A world-first vaccine is being tested which aims to end the need for gluten-free diets for coeliac disease.
Following global trials led by US-based pharmaceutical company ImmusanT Inc, the Australian trials will start at the Royal Melbourne Hospital Clinical Trials Centre in Melbourne and then roll out in Perth, Adelaide, Brisbane, Mackay and the Sunshine Coast.
It comes eight years after the Melbourne-designed injection was shown to be safe in the first patients with a potential treatment to reprogram the immune system's abnormal toxic response to gluten.
The only treatment for the 160,000 Australians with coeliac disease — most of them undiagnosed — is a strict lifelong gluten-free diet.
Coeliac disease is caused by an immune reaction to the gluten protein found in wheat, rye and barley.
Almost 150 patients across Australia, New Zealand and the US will be recruited in the phase two trial to receive injections of placebo or the active treatment, twice a week for four months. They will include patients from the Royal Adelaide Hospital, The Advertiser reported.
They will undergo three food challenges throughout the trial to test for symptomatic relief.

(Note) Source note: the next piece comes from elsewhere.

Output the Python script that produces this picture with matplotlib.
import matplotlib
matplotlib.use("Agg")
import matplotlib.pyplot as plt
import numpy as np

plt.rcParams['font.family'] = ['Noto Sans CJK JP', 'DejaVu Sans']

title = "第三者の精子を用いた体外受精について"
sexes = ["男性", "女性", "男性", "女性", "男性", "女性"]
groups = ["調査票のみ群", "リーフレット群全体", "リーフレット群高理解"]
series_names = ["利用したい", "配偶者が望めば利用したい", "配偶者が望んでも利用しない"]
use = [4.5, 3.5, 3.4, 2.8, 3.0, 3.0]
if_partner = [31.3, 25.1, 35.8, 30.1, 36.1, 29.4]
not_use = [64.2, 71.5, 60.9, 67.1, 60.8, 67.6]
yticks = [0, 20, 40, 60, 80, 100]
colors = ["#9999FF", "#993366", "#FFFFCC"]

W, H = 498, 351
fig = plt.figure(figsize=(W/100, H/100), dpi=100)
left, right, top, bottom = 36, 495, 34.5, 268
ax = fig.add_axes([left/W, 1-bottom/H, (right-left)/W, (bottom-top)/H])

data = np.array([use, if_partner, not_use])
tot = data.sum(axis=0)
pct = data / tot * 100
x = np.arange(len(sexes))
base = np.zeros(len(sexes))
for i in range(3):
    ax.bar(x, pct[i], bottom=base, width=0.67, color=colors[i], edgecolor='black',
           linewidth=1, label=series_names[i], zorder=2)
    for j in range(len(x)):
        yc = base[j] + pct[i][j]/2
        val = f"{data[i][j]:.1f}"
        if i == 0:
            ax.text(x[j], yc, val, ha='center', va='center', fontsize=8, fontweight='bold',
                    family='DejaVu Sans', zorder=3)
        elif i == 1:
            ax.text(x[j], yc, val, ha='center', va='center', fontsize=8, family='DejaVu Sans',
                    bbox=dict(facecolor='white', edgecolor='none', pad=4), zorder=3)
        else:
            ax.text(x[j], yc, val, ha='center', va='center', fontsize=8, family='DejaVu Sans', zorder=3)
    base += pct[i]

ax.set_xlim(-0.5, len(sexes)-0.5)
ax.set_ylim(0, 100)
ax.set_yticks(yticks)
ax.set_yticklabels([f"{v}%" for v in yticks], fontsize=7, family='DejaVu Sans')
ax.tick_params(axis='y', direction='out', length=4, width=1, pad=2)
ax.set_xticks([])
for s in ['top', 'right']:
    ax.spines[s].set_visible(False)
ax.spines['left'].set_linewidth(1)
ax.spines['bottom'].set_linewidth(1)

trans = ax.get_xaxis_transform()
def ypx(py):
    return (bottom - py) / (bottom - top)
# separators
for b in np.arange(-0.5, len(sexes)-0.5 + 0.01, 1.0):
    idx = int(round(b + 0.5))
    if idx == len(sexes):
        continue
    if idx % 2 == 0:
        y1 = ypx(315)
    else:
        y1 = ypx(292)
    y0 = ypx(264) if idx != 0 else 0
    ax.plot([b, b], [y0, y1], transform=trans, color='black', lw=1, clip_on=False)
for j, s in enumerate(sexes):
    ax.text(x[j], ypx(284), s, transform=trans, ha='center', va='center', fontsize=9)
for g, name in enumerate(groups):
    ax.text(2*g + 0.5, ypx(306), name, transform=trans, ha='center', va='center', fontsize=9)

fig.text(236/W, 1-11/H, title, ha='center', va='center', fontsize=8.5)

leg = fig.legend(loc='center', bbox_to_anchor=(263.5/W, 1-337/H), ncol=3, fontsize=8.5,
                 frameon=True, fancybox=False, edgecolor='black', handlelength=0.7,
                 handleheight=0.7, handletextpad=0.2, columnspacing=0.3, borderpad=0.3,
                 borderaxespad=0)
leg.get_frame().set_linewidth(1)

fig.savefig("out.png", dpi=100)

Some patients will also have an intestinal biopsy to check for protective effect on gut lining.
The Nexvax2 vaccine is based on research at the Walter and Eliza Hall Institute of Medical Research (WEHI), which identified three peptides in gluten that trigger an immune response in 90 per cent of coeliacs who have the genetic form of the disease.
Lead researcher Dr Jason Tye-Din, from WEHI and Royal Melbourne Hospital, said the results from national and international Phase 1 trials showed that the therapy was safe and well tolerated even at the highest doses used.

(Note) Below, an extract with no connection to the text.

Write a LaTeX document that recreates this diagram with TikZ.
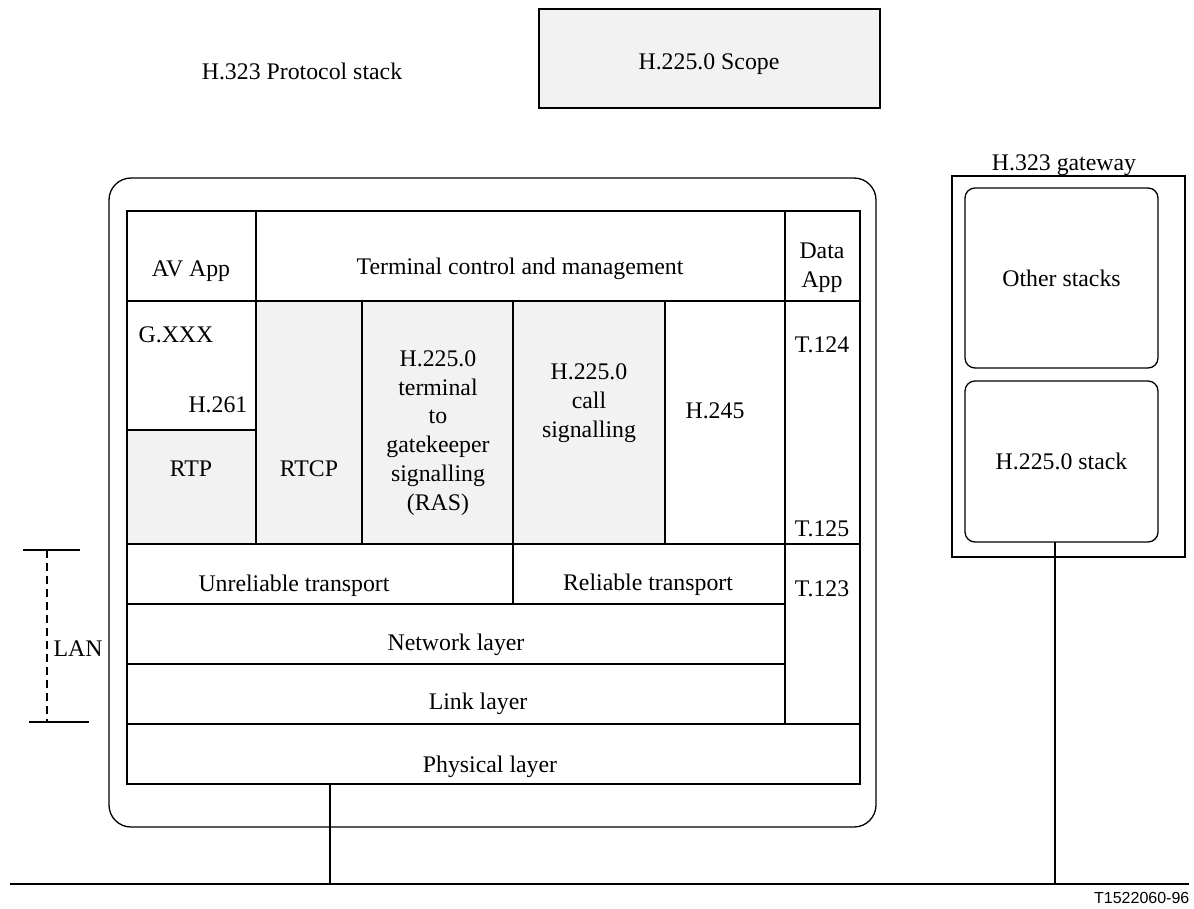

"It also showed an intended biological effect on the immune system in patients with coeliac disease," Dr Tys-Din said. "The Phase 2 trials build on the data from earlier studies and it is great that Australia is still playing a pivotal role in this work."
The vaccine desensitised patients by targeting gluten-specific immune cells, so these T cells did not enter "attack mode" when gluten was present.
"The vaccine is designed to target the 90 per cent of coeliac disease patients with the HLA-DQ2 genetic form of disease," he said.
"A successful therapy that can restore normal gluten tolerance would revolutionise coeliac disease management."
The auto-immune disease is becoming increasingly prevalent, and is estimated to currently affect one in 70 Australians and 1.4 per cent of the global population, according to WEHI.
The vaccine is designed to restore what is lost in coeliac disease — the ability of the immune system to tolerate gluten.
Dr Tye-Din said the Phase 2 trial was important for "establishing clinical proof-of-concept for a treatment that could provide benefit beyond that of the gluten-free diet."
An analysis by Dr Tye-Din of almost 160 "gluten-free" meals from 127 businesses found that one in 10 contained gluten.